How the fix failed

24 March 2015
Ben Hillier

Repeated attempts by the federal government to reset and refocus have failed.

The bosses, through their mouthpiece organisations such as the Business Council and the Chamber of Commerce and Industry, continue valiantly to plead the case for the government to change tack and undertake the giant tasks of overhauling the tax and IR systems in the interests of the rich. But they seem to be pleading to the future.

This government is too worn down by last year’s budget to offer much relief to the corporate world. It staked its claim to office on restoring fiscal “balance”. But Financial Review estimates are that the bottom line has blown out by at least $80 billion since the election.

The government’s own estimate is that people studying at university today will not witness a federal surplus until they are nearing retirement. And that relies on the very generous assumption that the economy will grow continuously at close to 3 percent for the next 40 years.

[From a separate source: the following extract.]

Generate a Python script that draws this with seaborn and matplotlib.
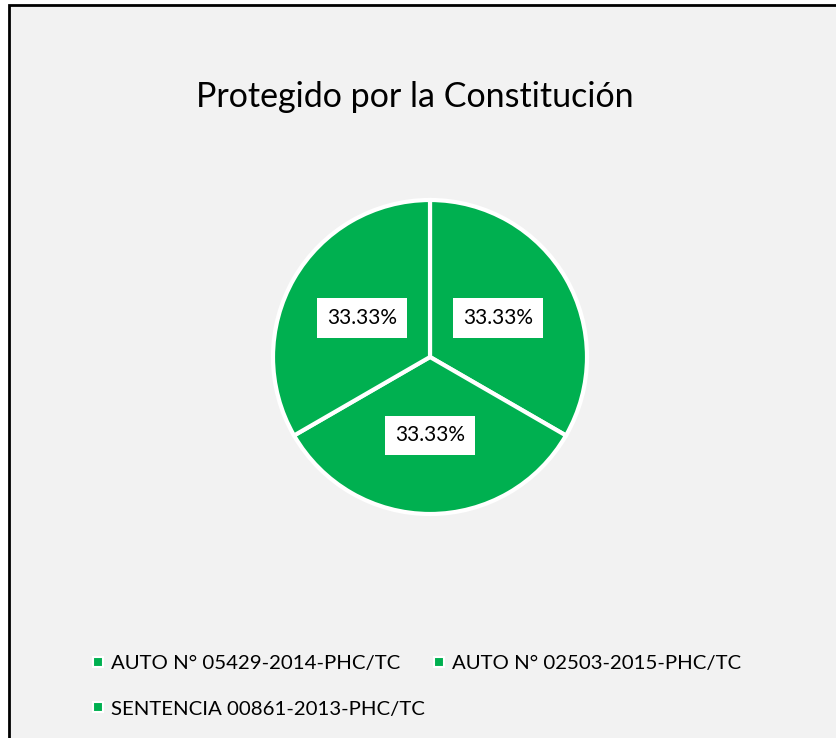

This is not the biggest economic problem facing the country. Indeed, enough voices can be heard calling for governments to increase borrowing now to lock in low interest rates for new, growth-supporting infrastructure.

But is a significant political problem for the government, given the way it has positioned itself. Its problem is even greater given that Abbott pledged to restore trust in government yet broke election promise after election promise from day one – and with a bumptious crash or crash through attitude.

It crashed so fast and so hard that even big business could not but look on in awkward silence. With a mass public backlash against the budget, tens of billions in cuts stalled in the Senate and revenue growth projections being hammered by collapsing commodity prices, treasurer Joe Hockey complained at a public service conference in Canberra last July: “Everyone is against me … [W]ho is keeping the pressure on both sides of politics to develop the bipartisan support for real reform? … The business community is weaker than it has been over many years, as a voice.”

Australian Industry Group chief executive Innes Willox felt compelled to respond, if only to distance the ruling class from its bungling representatives: “It’s not the role of the business community to be cheerleaders” for a Liberal government, he said.

If the Liberals last year thought big business had abandoned them, there is now a sense in which the government has abandoned big business for its own self-preservation. Abbott’s hold on the Liberal leadership remains tenuous. He has squandered all of his political capital and is scrambling to shore up support. Yet in doing so he has jettisoned the ruling class’s “reform agenda”.

Almost nothing that the bosses want will be delivered by an Abbott government. Raising or broadening the base of the GST is off the table for now, and any serious overhaul of the tax system is out of the question; federal-state relations have been placed in the too hard basket; significant IR changes also are off the table.

The government desperately needs wins, but can only orchestrate humiliating defeat after defeat. That only makes team Abbott look weaker and more incompetent, thereby more likely to be rolled by the party room and even less likely to get the backing of the ruling class.

Even with a new Liberal leader, little is likely to shift in these areas until after a new election. That’s probably the best case scenario for the bosses.

There’s the productivity agenda – but with investment flat, the government cut back research and development tax concessions for large projects and abolished eight industry assistance bodies.

That leaves the failed federal budget. What to do about that? Perform a complete back flip.

After banging on for several years about the debt and deficit crises, and for months about the need for tough action and how the Senate is jeopardising the future of the country, and just as the revenue projections are being further hit by the collapse in commodity prices, Abbott now says that future projections of unending deficits are “a pretty good result”.

What’s that old saying? “If you can’t dazzle them with brilliance, baffle them with bullshit”.